The future of one of Wolverhampton's premier live music venues - closed for refurbishment since January - remains shrouded in mystery.
And council bosses still uncertain when work will be completed and how much it will cost.
Essential repairs and a complete overhaul of the 80-year-old Civic Hall was scheduled for completion by October 2018, at an estimated total cost of £14.4 million.
But following the discovery of unforeseen structural problems with the Grade ll listed building in North Street, the refurbishment work has now gone overdue - and is already costing an extra £23.6 million than originally planned.
However, frustrated music fans have been left scratching their heads as to when the venue will actually reopen and how much the work will cost once it is finally completed.
When Robert Plant played a secret charity gig
Self-employed organic gardener and music fan Steve Bradley, from Penn, said: "The city badly needs a functioning Civic Hall.
"It's the jewel in our crown, culturally speaking, and vital as a linchpin in Wolverhampton's night-time economy, while also having a crucial role in driving footfall to the city during the day by staging hugely popular events such as the West Midlands Vegan Festival.
"I can't be the only citizen to detect a lack of urgency in the work that is being carried out there.
"I know about the delays caused by structural problems and the attendant increase in costs but I can't stress strongly enough how vital it is that the venue reopens promptly.
"I fear that the project has lost momentum and that promoters and artists will look elsewhere, wiping the Civic off the map. They need to get a move on. The silence is deafening."
Mr Bradley, who has consistently attended gigs at the venue for more than 25 years, said his most memorable nights among many visits included gigs by Elvis Costello and The Attractions, Robert Plant, Bellowhead and Sigur Ros.
Fellow gig-goer Andy Hyatt added: "I have been to many music venues in the Midlands and the Civic is probably the best one I have attended in terms of size, sound, facilities and atmosphere.
"The extended closure has been a disaster for music in Wolverhampton and for the city in general. Bands that would have played here are now going to Birmingham and I don't think they will come back."
Chris Potts, from Bilston, said: "To have such a lack of a grasp over what's going on with a building which has been in the council's ownership since its inception, and to misunderstand the implications of improving a fairly small footprint of entertainment in the city, it seems to me that the council appears to be unfit to manage the renovation of the Civic Halls.

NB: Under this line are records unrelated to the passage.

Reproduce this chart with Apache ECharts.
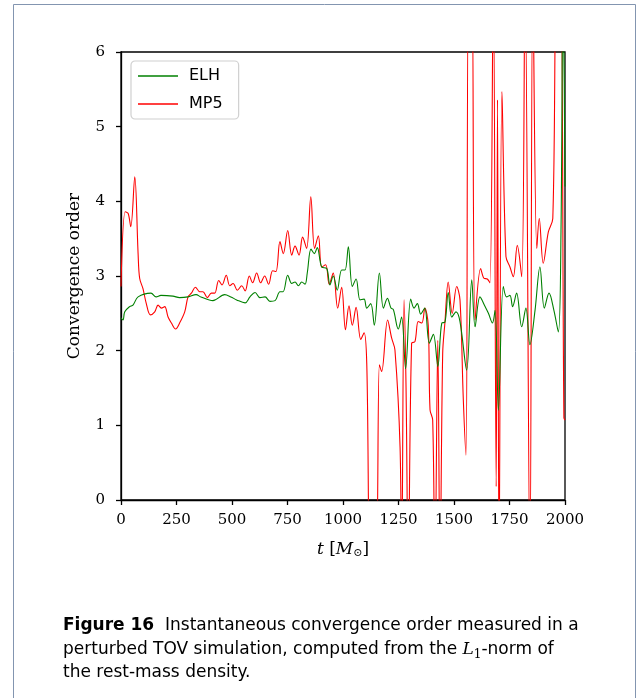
<!DOCTYPE html>
<html>
<head>
<meta charset="utf-8">
<script src="https://cdn.jsdelivr.net/npm/echarts@6/dist/echarts.min.js"></script>
<style>html,body{margin:0;padding:0;background:#fff}#c{width:638px;height:698px}</style>
</head>
<body>
<div id="c"></div>
<script>
// ---- data ----
const xTicks = [0, 250, 500, 750, 1000, 1250, 1500, 1750, 2000];
const yTicks = [0, 1, 2, 3, 4, 5, 6];
const seriesNames = ["ELH", "MP5"];

const elhT = [0, 9, 17, 39, 54, 77, 135, 158, 180, 234, 264, 302, 338, 360, 414, 467, 495, 521, 559, 581, 604, 626, 649, 671, 694, 716, 730, 751, 769, 784, 799, 814, 829, 839, 856, 871, 884, 904, 927, 941, 956, 974, 994, 1009, 1024, 1042, 1059, 1077, 1095, 1107, 1125, 1141, 1164, 1182, 1200, 1216, 1227, 1249, 1264, 1282, 1305, 1320, 1335, 1350, 1368, 1389, 1407, 1427, 1445, 1459, 1474, 1490, 1509, 1527, 1557, 1580, 1595, 1617, 1640, 1655, 1673, 1685, 1700, 1722, 1737, 1752, 1764, 1782, 1805, 1824, 1842, 1865, 1887, 1907, 1928, 1950, 1970, 1982, 1991, 2000];
const elhV = [2.44, 2.41, 2.52, 2.59, 2.61, 2.72, 2.77, 2.72, 2.74, 2.73, 2.71, 2.72, 2.75, 2.72, 2.67, 2.75, 2.72, 2.68, 2.64, 2.72, 2.78, 2.71, 2.72, 2.66, 2.67, 2.79, 2.79, 3.01, 2.90, 2.92, 2.87, 2.92, 2.89, 3.04, 3.36, 3.30, 3.38, 3.12, 3.10, 2.88, 3.00, 2.81, 3.08, 3.08, 3.39, 2.86, 2.96, 2.68, 2.69, 2.57, 2.63, 2.34, 3.04, 2.57, 2.70, 2.57, 2.55, 2.29, 2.45, 1.76, 2.69, 2.57, 2.63, 2.49, 2.57, 2.10, 2.22, 1.79, 2.37, 2.38, 2.78, 2.45, 2.52, 2.39, 1.74, 2.95, 2.32, 2.72, 2.59, 2.50, 2.37, 2.54, 1.20, 2.86, 2.72, 2.74, 2.59, 2.77, 2.32, 2.57, 2.08, 2.54, 3.12, 2.57, 2.77, 2.54, 2.25, 3.60, 7.00, 4.20];

const mp5T = [0, 19, 32, 44, 62, 77, 84, 99, 114, 132, 152, 167, 182, 197, 212, 227, 246, 264, 287, 302, 317, 335, 355, 369, 389, 407, 422, 440, 455, 474, 490, 505, 524, 544, 559, 578, 593, 611, 629, 647, 665, 683, 698, 716, 731, 751, 769, 784, 802, 818, 836, 855, 872, 889, 904, 922, 938, 956, 976, 994, 1011, 1027, 1042, 1059, 1080, 1095, 1107, 1125, 1147, 1164, 1174, 1201, 1219, 1234, 1257, 1264, 1275, 1284, 1294, 1309, 1324, 1339, 1355, 1369, 1384, 1392, 1404, 1414, 1427, 1437, 1449, 1459, 1474, 1492, 1512, 1527, 1542, 1554, 1566, 1580, 1595, 1620, 1635, 1650, 1662, 1677, 1690, 1696, 1703, 1716, 1734, 1752, 1767, 1785, 1805, 1820, 1842, 1855, 1873, 1884, 1902, 1925, 1945, 1963, 1980, 1995, 2000];
const mp5V = [2.86, 3.86, 3.84, 3.66, 4.33, 3.30, 2.97, 2.83, 2.63, 2.48, 2.52, 2.61, 2.57, 2.59, 2.45, 2.37, 2.29, 2.37, 2.52, 2.72, 2.77, 2.85, 2.79, 2.79, 2.71, 2.77, 2.77, 2.94, 2.88, 3.01, 2.87, 2.90, 2.81, 2.87, 2.80, 3.00, 2.91, 3.04, 2.91, 3.00, 2.89, 3.07, 3.06, 3.46, 3.30, 3.61, 3.28, 3.40, 3.28, 3.52, 3.37, 4.06, 3.37, 3.54, 3.12, 3.15, 2.89, 3.04, 2.57, 2.85, 2.28, 2.60, 2.34, 2.58, 2.15, 2.24, 1.83, -1.0, -1.0, 1.81, 1.72, 2.41, 2.17, 2.01, 0.71, -1.0, 2.68, 1.50, -1.0, 2.10, 2.12, 2.39, 2.37, 2.57, 2.34, 1.21, 1.07, -1.0, 2.14, -1.0, 1.96, 2.37, 2.92, 2.50, 2.86, 2.68, 1.34, 0.60, 7.00, 7.00, 2.41, 3.10, 2.97, 2.96, 2.91, 7.00, 0.18, 5.36, -1.0, 5.47, 3.26, 3.12, 2.99, 3.41, 2.99, 7.00, -1.0, 7.00, 3.37, 3.77, 3.17, 3.59, 3.77, 7.00, 7.00, 1.10, 1.07];

const toPairs = (ts, vs) => ts.map((t, i) => [t, vs[i]]);

const serif = "'DejaVu Serif', 'Liberation Serif', serif";
const sans = "'DejaVu Sans', sans-serif";

const chart = echarts.init(document.getElementById('c'), null, {renderer: 'canvas'});
chart.setOption({
  animation: false,
  backgroundColor: '#fff',
  grid: {left: 121, right: 73, top: 52, bottom: 198, show: true, borderColor: '#000', borderWidth: 1.3, backgroundColor: 'transparent'},
  xAxis: {
    type: 'value', min: xTicks[0], max: xTicks[xTicks.length - 1], interval: 250,
    axisLine: {lineStyle: {color: '#000', width: 1.3}},
    axisTick: {show: true, inside: false, length: 5, lineStyle: {color: '#000', width: 1.3}},
    axisLabel: {color: '#000', fontFamily: serif, fontSize: 15, margin: 13, formatter: v => String(v)},
    splitLine: {show: false},
    name: '{i|t} [{i|M}{s|⊙}]', nameLocation: 'middle', nameGap: 40,
    nameTextStyle: {color: '#000', fontFamily: serif, fontSize: 17,
      rich: {i: {fontStyle: 'italic', fontFamily: serif, fontSize: 17, color: '#000'},
             s: {fontFamily: serif, fontSize: 11, color: '#000', verticalAlign: 'bottom', padding: [8, 0, 0, 0]}}}
  },
  yAxis: {
    type: 'value', min: yTicks[0], max: yTicks[yTicks.length - 1], interval: 1,
    axisLine: {lineStyle: {color: '#000', width: 1.3}},
    axisTick: {show: true, inside: false, length: 5, lineStyle: {color: '#000', width: 1.3}},
    axisLabel: {color: '#000', fontFamily: serif, fontSize: 15, margin: 16, formatter: v => String(v)},
    splitLine: {show: false},
    name: 'Convergence order', nameLocation: 'middle', nameGap: 38, nameRotate: 90,
    nameTextStyle: {color: '#000', fontFamily: serif, fontSize: 17}
  },
  legend: {
    orient: 'vertical', left: 131, top: 61, padding: [7, 16, 7, 7],
    itemWidth: 40, itemHeight: 1.4, itemGap: 12, icon: 'rect',
    backgroundColor: '#fff', borderColor: '#d0d0d0', borderWidth: 1.2, borderRadius: 4,
    textStyle: {fontFamily: sans, fontSize: 16, color: '#000', padding: [0, 0, 0, 6]},
    data: seriesNames
  },
  series: [
    {name: seriesNames[0], type: 'line', data: toPairs(elhT, elhV), showSymbol: false, symbol: 'none',
     smooth: 0.35, clip: true, lineStyle: {color: '#008000', width: 1.1}, itemStyle: {color: '#008000'}, z: 3},
    {name: seriesNames[1], type: 'line', data: toPairs(mp5T, mp5V), showSymbol: false, symbol: 'none',
     smooth: 0.35, clip: true, lineStyle: {color: '#ff0000', width: 1.1}, itemStyle: {color: '#ff0000'}, z: 2}
  ],
  graphic: [
    {type: 'rect', shape: {x: 13.5, y: 4.5, width: 622, height: 700}, style: {fill: 'none', stroke: '#8395b0', lineWidth: 1}, silent: true},
    {type: 'text', left: 63, top: 614, style: {
      text: '{b|Figure 16}  Instantaneous convergence order measured in a\nperturbed TOV simulation, computed from the {i|L}{s|1}-norm of\nthe rest-mass density.',
      font: "17px 'DejaVu Sans', sans-serif", fill: '#000', lineHeight: 23.5,
      rich: {
        b: {fontWeight: 'bold', fontFamily: sans, fontSize: 17, fill: '#000', lineHeight: 23.5},
        i: {fontStyle: 'italic', fontFamily: serif, fontSize: 17, fill: '#000', lineHeight: 23.5},
        s: {fontFamily: serif, fontSize: 12, fill: '#000', verticalAlign: 'bottom', lineHeight: 23.5, padding: [6, 0, 0, 0]}
      }}}
  ]
});
</script>
</body>
</html>
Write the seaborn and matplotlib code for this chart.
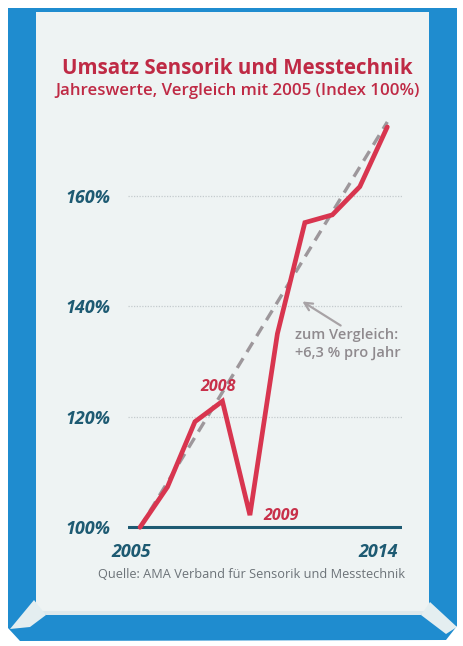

"To oversee an already eye-watering cost for improvement and to watch that figure go into outer space is irresponsible.
"Now people are talking about the cost being £38 million, with this saga continuing until at least 2021. By 2021 people in Wolverhampton will have forgotten the Civic Halls ever existed.
"It seems to me that the councillors in the Civic Centre are keeping their heads down so much that they may not even know where the Civic Hall is. Otherwise at least one would have summoned up enough courage to demand a detailed analysis of the monstrous sums of money being spent."
Councillor Craig Collingswood (Lab. Park) recently undertook a site visit to the Civic Hall with colleagues to check on the progress of the refurbishment work.
He said: "I think a lot of members came away feeling very worried. The question needs to be asked, is this project going ahead as it should be? We need a timeframe as to when this is going to be completed."
Councillor John Reynolds (Lab. Graiseley), the council's Cabinet Member for City Economy, said: "The lead contractor for the work being done at the Civic Halls took the time to meet with us and went through all the costs, what the final total would be and the proposed timeframe expected for the refurbishments to be completed, although at present it is still difficult to identify exactly when this will be.
"We are currently monitoring the situation closely and will continue to do everything we can to keep people informed."
What are the significant building issues at the Civic?
The building defects are significant and require immediate attention, such as roof repairs and re-tiling, lift replacement, building fabric and parapet repairs.
Significant structural changes are required to accommodate the extra weight of mechanical and electrical equipment, as well as repairs to the fabric of the building.
Asbestos requiring removal is also more extensive than anticipated prior to initial opening-up works.#
Security, alarms and emergency lighting also requires comprehensive replacement.
And the additional counter terrorism measures, following recent national events, have impacted on the cost of the scheme too.
The original improvement scheme also included increased seating through new balconies, improved and new bar and hospitality areas, ventilation, lifts and better access to the Wulfrun Hall.